I'll update the OP when I get home. 
thanks for finding RM reps.
it would be better if we could keep this USA only. 
I don't plan on showing this car, just dailying it. http://****************.com/smile/emthup.gif 


_Modified by thenick at 11:43 AM 4-3-2008_


----------



## super2 (Jan 9, 2008)

*Re: Lets talk about Replica's!! (thenick)*

RADERWERKS has some nice replicas. They sell here in the classifieds too, so if you just search them...


----------



## thenick (Jun 19, 2004)

*Re: Lets talk about Replica's!! (super2)*


_Quote, originally posted by *super2* »_RADERWERKS has some nice replicas. They sell here in the classifieds too, so if you just search them...

They completely slipped my mind.


----------



## jaso028 (Aug 12, 2007)

*Re: Lets talk about Replica's!! (thenick)*

how bout a Borbet wheel?? Not a BBS replica but those are nice wheels @ reasonable prices...


----------



## nickposite (Apr 19, 2007)

I'm currently running "replica" S4 wheels on my Jetta. They look nice but are heavy as YOU KNOW WHAT!


----------



## thenick (Jun 19, 2004)

*Re: Lets talk about Replica's!! (jaso028)*


_Quote, originally posted by *jaso028* »_how bout a Borbet wheel?? Not a BBS replica but those are nice wheels @ reasonable prices...









Get me some info pics & such and I'll put it up top.


----------



## L33t A2 (Aug 5, 2003)

*Re: Lets talk about Replica's!! (thenick)*

AXIS OG-San


----------



## thenick (Jun 19, 2004)

*Re: Lets talk about Replica's!! (L33t A2)*


_Quote, originally posted by *L33t A2* »_AXIS OG-San

Added. 
I put them up as a BBS RA replica, because they look the most like them but let me know if I am wrong.




























( redeemable in NJ )
For whoever finds BBS RM reps available in the US


----------



## thenick (Jun 19, 2004)

I spoke to Raderwerks about a group
buy on RS reps.
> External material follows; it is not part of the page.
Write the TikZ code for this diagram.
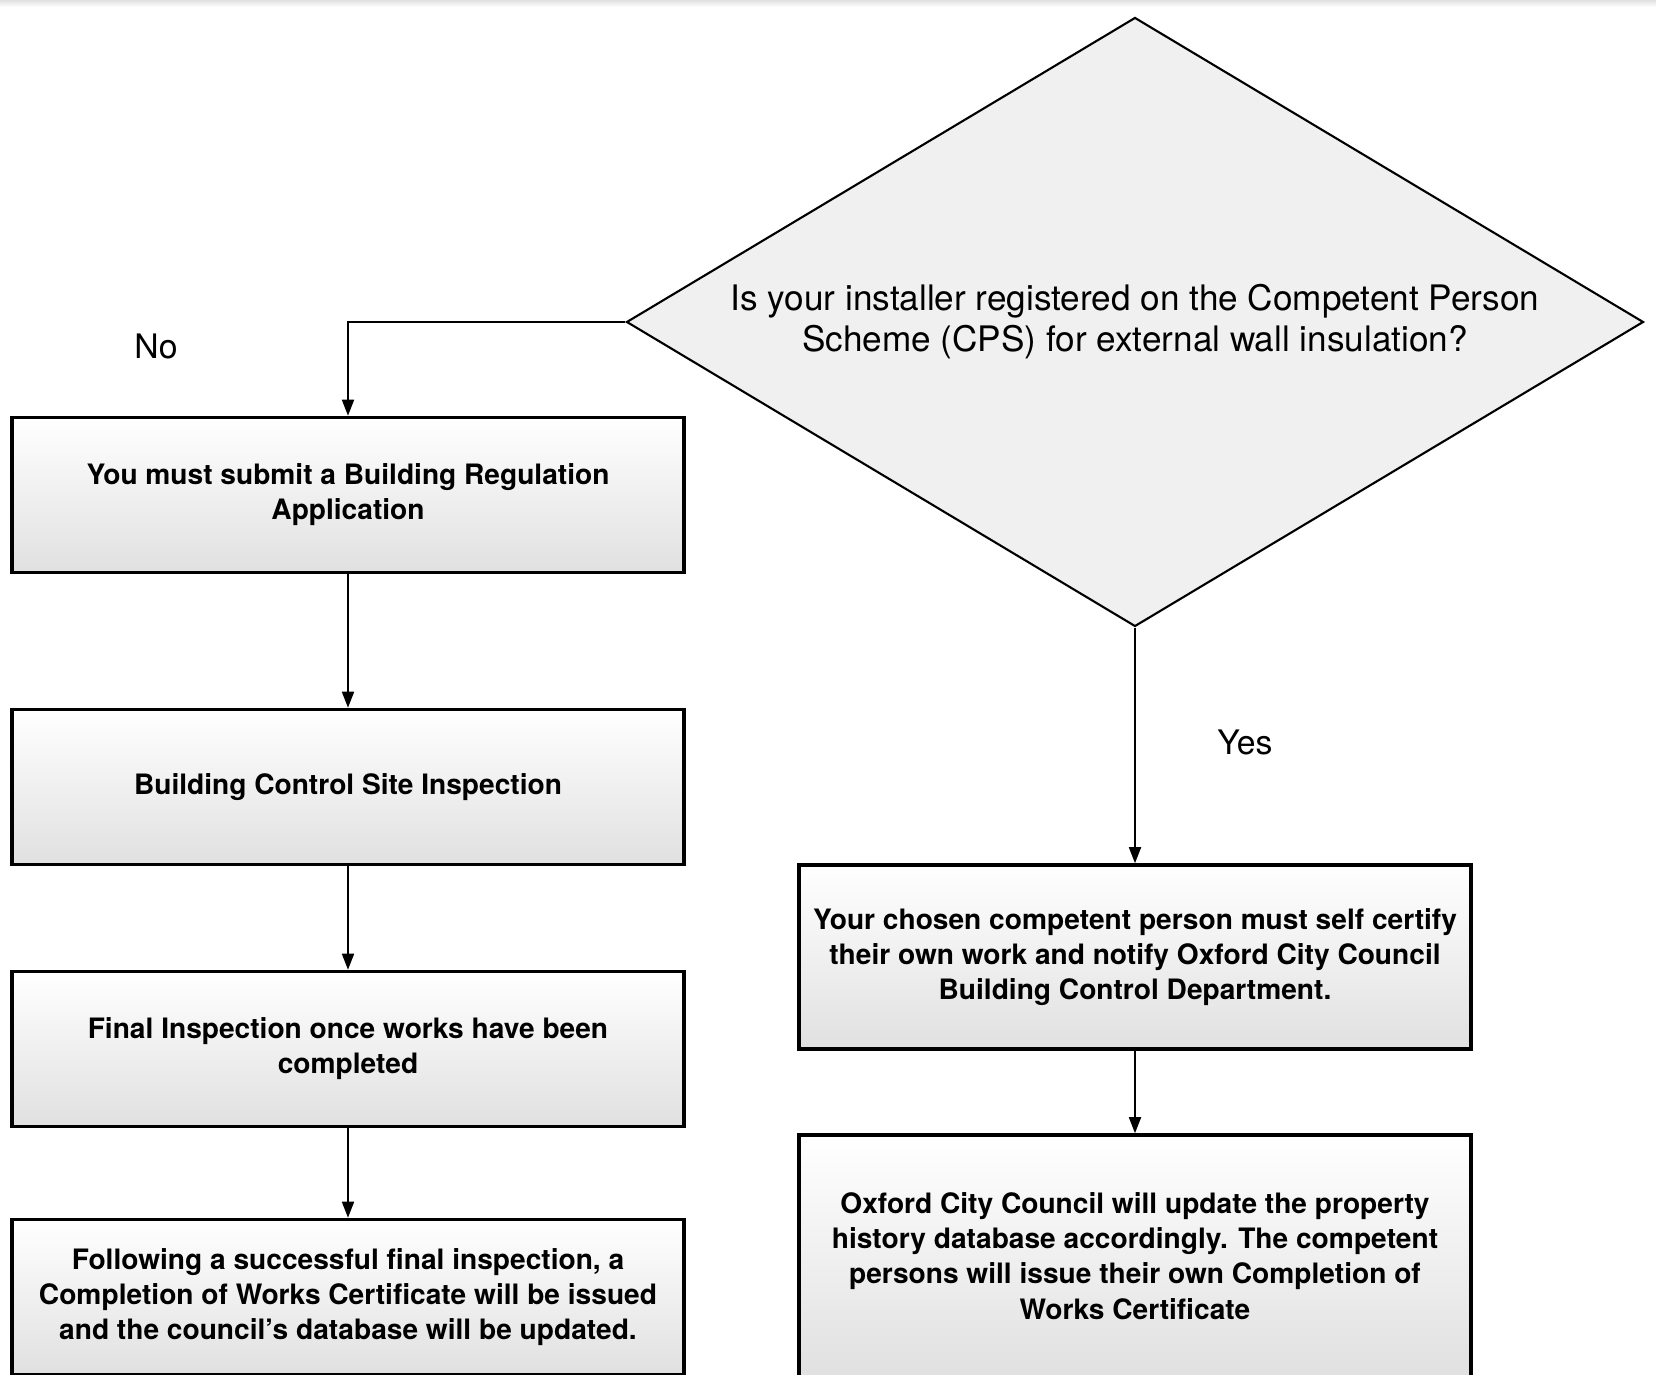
\documentclass[tikz,border=0pt]{standalone}
\usepackage{fontspec}
\setmainfont{TeX Gyre Heros}
\usepackage{tikz}
\usetikzlibrary{arrows.meta,shapes.geometric}

\begin{document}
\begin{tikzpicture}
	\tikzstyle{box}=[rectangle,draw=black,line width=1pt,top color=white,bottom color=black!12,minimum width=6.72cm,minimum height=1.55cm,inner sep=0pt,align=center,font=\bfseries\fontsize{8}{10}\selectfont]
	\tikzstyle{decision}=[diamond,draw=black,line width=0.6pt,fill=black!6,aspect=1.67,minimum width=10.17cm,minimum height=6.09cm,inner sep=0pt,align=center,font=\fontsize{10}{11.7}\selectfont]
	\tikzstyle{answer}=[font=\fontsize{9.6}{11}\selectfont]
	\tikzstyle{arrow}=[line width=0.5pt,-{Triangle[length=1.6mm,width=1.2mm]}]
	\clip (0,0) rectangle (16.56,-13.75);
	\shade[top color=black!12,bottom color=white] (0,0) rectangle (16.56,-0.07);
	\node[decision] (1) at (11.35,-3.22) {Is your installer registered on the Competent Person\\Scheme (CPS) for external wall insulation?};
	\node[box] (2) at (3.48,-4.95) {You must submit a Building Regulation\\Application};
	\node[box] (3) at (3.48,-7.87) {Building Control Site Inspection};
	\node[box] (4) at (3.48,-10.49) {Final Inspection once works have been\\completed};
	\node[box] (5) at (3.48,-12.97) {Following a successful final inspection, a\\Completion of Works Certificate will be issued\\and the council's database will be updated.};
	\node[box,minimum height=1.84cm] (6) at (11.35,-9.57) {Your chosen competent person must self certify\\their own work and notify Oxford City Council\\Building Control Department.};
	\node[box,minimum height=2.42cm] (7) at (11.35,-12.56) {Oxford City Council will update the property\\history database accordingly. The competent\\persons will issue their own Completion of\\Works Certificate};
	\node[answer] (8) at (1.56,-3.46) {No};
	\node[answer] (9) at (12.45,-7.42) {Yes};
	\draw[arrow] (1) -| (2);
	\draw[arrow] (2) -- (3);
	\draw[arrow] (3) -- (4);
	\draw[arrow] (4) -- (5);
	\draw[arrow] (1) -- (6);
	\draw[arrow] (6) -- (7);
\end{tikzpicture}
\end{document}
By Konig
Any interest?
Ill add specifics as I get them. 
And I'll create a separate thread.


_Modified by thenick at 7:02 PM 4-7-2008_


----------



## Sirrocco16vpartduex (Mar 3, 2008)

*Re: (thenick)*

I'm in, sign me up.


----------



## thenick (Jun 19, 2004)

2 sets is a good start


----------